Panic surrounding the Ebola virus has affected healthcare workers and has led to the discrimination against patients suspected of being infected.
The national health department says that the level of “hysteria” in South Africa around the deadly Ebola virus is “unprecedented” and has led to discrimination against patients suspected of being infected, even if they tested negative.
Speaking at a public discussion at the University of Witwatersrand on Friday, the department’s chief director of communicable diseases, Frew Benson said that the panic has even affected health care workers in local hospitals.
More than 1 550 people have died from the Ebola virus since March – including 120 health care workers – according to the World Health Organisation (WHO).
The outbreak has mainly affected Sierra Leone, Guinea, Liberia and Nigeria, and a separate Ebola outbreak was recently confirmed in the Democratic Republic of Congo. South Africa has had two suspected cases which both tested negative.

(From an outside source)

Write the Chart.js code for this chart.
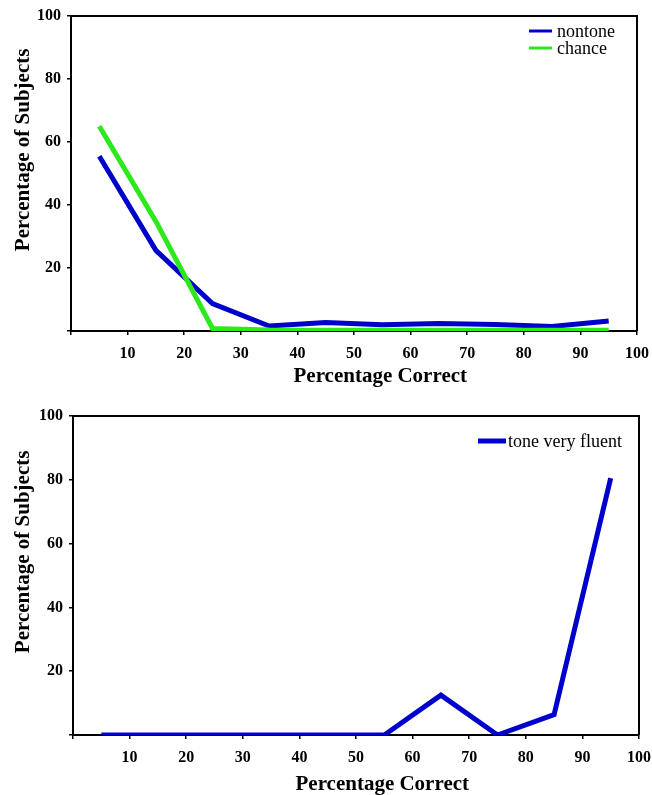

“The first suspected case was a woman who presented to one of our hospitals late into her pregnancy and had to undergo a Caesarean Section,” said Benson. “But despite the fact that we had blood results that showed that she was Ebola negative, nurses refused to wash her and there needed to be some higher intervention to get them to do it.”
Banned travel
Head of Public Health Surveillance and Response at the National Institute of Communicable Diseases Institution Lucille Blumberg said that the bulk of the affected countries are conflict areas whose public health systems and general infrastructure have been destroyed by years of civil war.
This, she says, has left “health workers who bear the brunt of the burden” exposed and “ill-equipped to deal with the outbreak”.
Several countries, including South Africa, have banned travel to and from most of the countries experiencing Ebola outbreaks.
On Friday South African Airways announced that anybody travelling between South Africa and Guinea, Liberia or Sierra Leone will now have to get written permission from the national health department.
However, the WHO branded such restrictions unnecessary, “except in cases where individuals have been confirmed or are suspected of being infected with [the Ebola virus] or where individuals have had contact with cases of [Ebola]”.
Ebola is transmitted through directed contact with the bodily fluids (tears, sweat, blood, semen, vomit, urine and stool) of an infected person.
“But there needs to be an entry point, for instance if the skin is broken or has a cut. The virus doesn’t just jump from one person to the next,” said Blumberg.
Phyllis Mbanje was a Bhekisisa fellow in 2014.